Holyrood, Oct. 11.—On Friday morning, as I expected, I talked to the Queen until the last moment. She did give me opportunities which might have led on to anything, but want of time hustled me, and though I spoke abruptly enough, and did not find myself timid, yet I could [not] manage it at all to my satisfaction. She said the one purpose of her life was gone, and she could not help [pg 104] wishing the accident had ended it. This is hardly qualified by another thing which she said to Lady Churchill, that she should not like to have died in that way. She went on to speak of her life as likely to be short. I told her that she would not give way, that duty would sustain her (this she quite recognised), that her burden was altogether peculiar, but the honour was in proportion, that no one could wonder at her feeling the present, which is near, but that the reward is there, though distant.... Then about politics, which will keep. She rowed me for writing to Lord Palmerston about her accident, and said, “But, dear Mr. Gladstone, that was quite wrong.” The secret is kept wonderfully, and you must keep it. I hinted that it would be a very bad thing to have G. Grey away from such a cabinet on Tuesday, but all I could get was that I might arrange for any other minister (some one there certainly ought to be). I lectured her a little for driving after dark in such a country, but she said all her habits were formed on the Prince's wishes and directions, and she could not alter them.
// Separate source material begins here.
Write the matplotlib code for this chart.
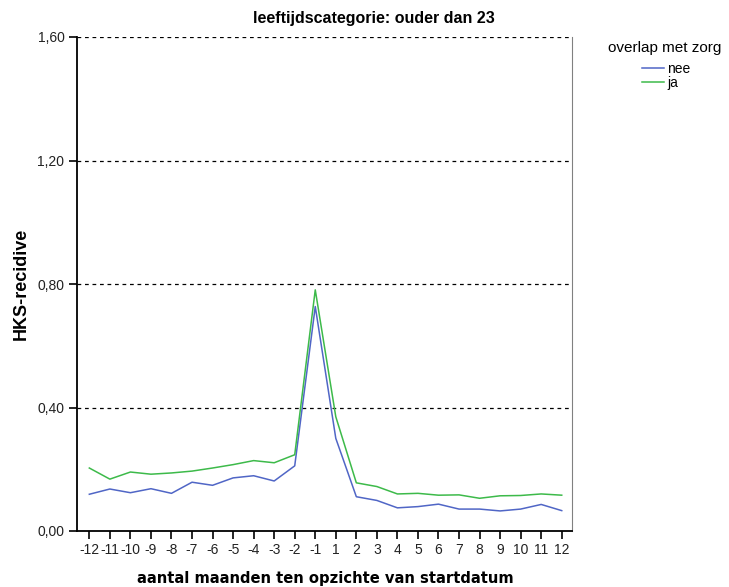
import numpy as np
import matplotlib.pyplot as plt

months = ['-12', '-11', '-10', '-9', '-8', '-7', '-6', '-5', '-4', '-3', '-2', '-1',
          '1', '2', '3', '4', '5', '6', '7', '8', '9', '10', '11', '12']
nee = [0.119, 0.136, 0.124, 0.137, 0.122, 0.158, 0.148, 0.172, 0.179, 0.162, 0.211, 0.727,
       0.300, 0.111, 0.099, 0.075, 0.079, 0.087, 0.071, 0.071, 0.065, 0.071, 0.086, 0.066]
ja = [0.204, 0.168, 0.191, 0.184, 0.188, 0.194, 0.204, 0.215, 0.228, 0.221, 0.247, 0.781,
      0.370, 0.156, 0.144, 0.120, 0.122, 0.116, 0.117, 0.106, 0.114, 0.115, 0.120, 0.116]
yticks = [0.0, 0.4, 0.8, 1.2, 1.6]
ytickLabels = ['0,00', '0,40', '0,80', '1,20', '1,60']


def main():
    plt.rcParams['font.family'] = ['Liberation Sans', 'DejaVu Sans']
    fig = plt.figure(figsize=(7.29, 5.87), dpi=100)
    ax = fig.add_axes([77 / 729, 56 / 587, 495 / 729, 494 / 587])

    x = np.arange(len(months))
    for y in yticks[1:]:
        ax.axhline(y, color='black', linewidth=0.9, linestyle=(0, (3, 3)), zorder=1)
    ax.plot(x, nee, color='#5066c6', linewidth=1.1, label='nee', zorder=3)
    ax.plot(x, ja, color='#3dba4a', linewidth=1.1, label='ja', zorder=3)

    ax.set_xlim(-0.6, len(months) - 0.5)
    ax.set_ylim(0, 1.6)
    ax.set_xticks(x)
    ax.set_xticklabels(months, fontsize=10, color='#222222')
    ax.set_yticks(yticks)
    ax.set_yticklabels(ytickLabels, fontsize=10, color='#222222')
    ax.tick_params(axis='both', length=6, width=1.2, color='black', pad=3)

    ax.spines['top'].set_visible(False)
    ax.spines['right'].set_color('#808080')
    ax.spines['left'].set_linewidth(1.3)
    ax.spines['bottom'].set_linewidth(1.3)

    # axis titles placed by hand, like the SPSS output
    fig.text(21 / 729, 1 - 284 / 587, 'HKS-recidive', fontweight='bold', fontsize=13,
             rotation=90, ha='center', va='center')
    fig.text(325 / 729, 1 - 583 / 587, 'aantal maanden ten opzichte van startdatum',
             family='DejaVu Sans', fontweight='bold', fontsize=10.6, ha='center', va='baseline')
    fig.text(374 / 729, 1 - 18 / 587, 'leeftijdscategorie: ouder dan 23', fontweight='bold',
             fontsize=11.5, ha='center', va='center')

    fig.text(665 / 729, 1 - 48 / 587, 'overlap met zorg', fontsize=11, ha='center', va='center')
    fig.legend(loc='upper center', bbox_to_anchor=(666 / 729, 1 - 55 / 587), frameon=False,
               fontsize=10, handlelength=1.65, handletextpad=0.2, labelspacing=0.0, borderpad=0)

    plt.savefig('out.png', dpi=100)


if __name__ == "__main__":
    main()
Hawarden, Dec. 29.—I am well past half a century. My life has not been inactive. But of what kind has been its activity? Inwardly I feel it to be open to this general observation: it seems to have been and to be a series of efforts to be and to do what is beyond my natural force. This of itself is not condemnation, though it is a spectacle effectually humbling when I see that I have not according to Schiller's figure enlarged with the circle in which I live and move. [Diary.]